┌────────

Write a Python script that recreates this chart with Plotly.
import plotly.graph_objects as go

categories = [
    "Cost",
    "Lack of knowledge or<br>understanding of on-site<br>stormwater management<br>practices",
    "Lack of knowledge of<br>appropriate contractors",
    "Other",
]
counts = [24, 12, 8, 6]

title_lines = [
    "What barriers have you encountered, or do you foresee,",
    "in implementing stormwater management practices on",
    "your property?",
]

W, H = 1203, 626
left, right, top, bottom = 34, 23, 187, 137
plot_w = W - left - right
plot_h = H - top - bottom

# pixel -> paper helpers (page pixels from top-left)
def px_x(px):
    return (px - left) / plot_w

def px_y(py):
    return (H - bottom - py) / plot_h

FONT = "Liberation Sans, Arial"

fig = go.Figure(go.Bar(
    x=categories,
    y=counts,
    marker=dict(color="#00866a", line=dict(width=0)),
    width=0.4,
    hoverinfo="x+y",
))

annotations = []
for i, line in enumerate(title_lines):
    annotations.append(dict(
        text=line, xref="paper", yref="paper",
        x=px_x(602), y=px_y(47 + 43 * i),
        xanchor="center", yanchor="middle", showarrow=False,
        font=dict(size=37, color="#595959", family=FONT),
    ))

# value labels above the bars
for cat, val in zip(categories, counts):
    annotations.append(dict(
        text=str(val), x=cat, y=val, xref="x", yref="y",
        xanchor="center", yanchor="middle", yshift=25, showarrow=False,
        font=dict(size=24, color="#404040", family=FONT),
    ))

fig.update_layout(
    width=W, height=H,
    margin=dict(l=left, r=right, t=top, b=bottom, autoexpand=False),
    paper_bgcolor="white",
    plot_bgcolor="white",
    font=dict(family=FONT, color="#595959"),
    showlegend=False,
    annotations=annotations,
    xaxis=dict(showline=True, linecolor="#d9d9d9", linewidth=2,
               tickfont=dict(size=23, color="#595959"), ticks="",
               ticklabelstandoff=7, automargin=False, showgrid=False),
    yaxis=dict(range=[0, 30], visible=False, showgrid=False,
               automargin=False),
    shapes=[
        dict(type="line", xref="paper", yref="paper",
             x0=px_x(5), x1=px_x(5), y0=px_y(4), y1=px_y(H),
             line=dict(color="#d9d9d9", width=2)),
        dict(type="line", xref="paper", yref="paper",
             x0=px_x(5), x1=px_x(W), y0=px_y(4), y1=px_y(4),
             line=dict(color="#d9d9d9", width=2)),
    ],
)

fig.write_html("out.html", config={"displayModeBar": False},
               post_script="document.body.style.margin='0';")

└────────
┌────────

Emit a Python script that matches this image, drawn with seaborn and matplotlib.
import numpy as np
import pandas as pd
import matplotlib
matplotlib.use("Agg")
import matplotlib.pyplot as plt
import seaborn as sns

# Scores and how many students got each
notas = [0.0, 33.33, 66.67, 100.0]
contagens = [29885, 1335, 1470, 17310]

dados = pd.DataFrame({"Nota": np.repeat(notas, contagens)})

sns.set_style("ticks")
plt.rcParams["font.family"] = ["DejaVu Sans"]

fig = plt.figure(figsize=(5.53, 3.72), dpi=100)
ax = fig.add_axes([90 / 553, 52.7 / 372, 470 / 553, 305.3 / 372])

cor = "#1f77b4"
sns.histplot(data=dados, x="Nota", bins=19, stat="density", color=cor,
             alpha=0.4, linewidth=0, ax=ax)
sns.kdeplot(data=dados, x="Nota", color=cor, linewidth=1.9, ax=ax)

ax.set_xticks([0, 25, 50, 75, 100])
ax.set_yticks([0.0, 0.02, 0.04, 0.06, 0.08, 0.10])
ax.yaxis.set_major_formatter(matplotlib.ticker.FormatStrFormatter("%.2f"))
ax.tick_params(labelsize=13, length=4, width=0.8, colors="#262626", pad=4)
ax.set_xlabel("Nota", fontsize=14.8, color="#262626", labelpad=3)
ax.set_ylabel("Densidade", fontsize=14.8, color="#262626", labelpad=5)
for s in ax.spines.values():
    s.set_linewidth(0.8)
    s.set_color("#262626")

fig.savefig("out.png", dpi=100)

└────────

● **Problem description**: Retype, in the same exact form, the lines of the material above from the line holding "Emit a Python" through the line holding "ax = fig.add_axes([90".

● **Exercise response**:
Emit a Python script that matches this image, drawn with seaborn and matplotlib.
import numpy as np
import pandas as pd
import matplotlib
matplotlib.use("Agg")
import matplotlib.pyplot as plt
import seaborn as sns

# Scores and how many students got each
notas = [0.0, 33.33, 66.67, 100.0]
contagens = [29885, 1335, 1470, 17310]

dados = pd.DataFrame({"Nota": np.repeat(notas, contagens)})

sns.set_style("ticks")
plt.rcParams["font.family"] = ["DejaVu Sans"]

fig = plt.figure(figsize=(5.53, 3.72), dpi=100)
ax = fig.add_axes([90 / 553, 52.7 / 372, 470 / 553, 305.3 / 372])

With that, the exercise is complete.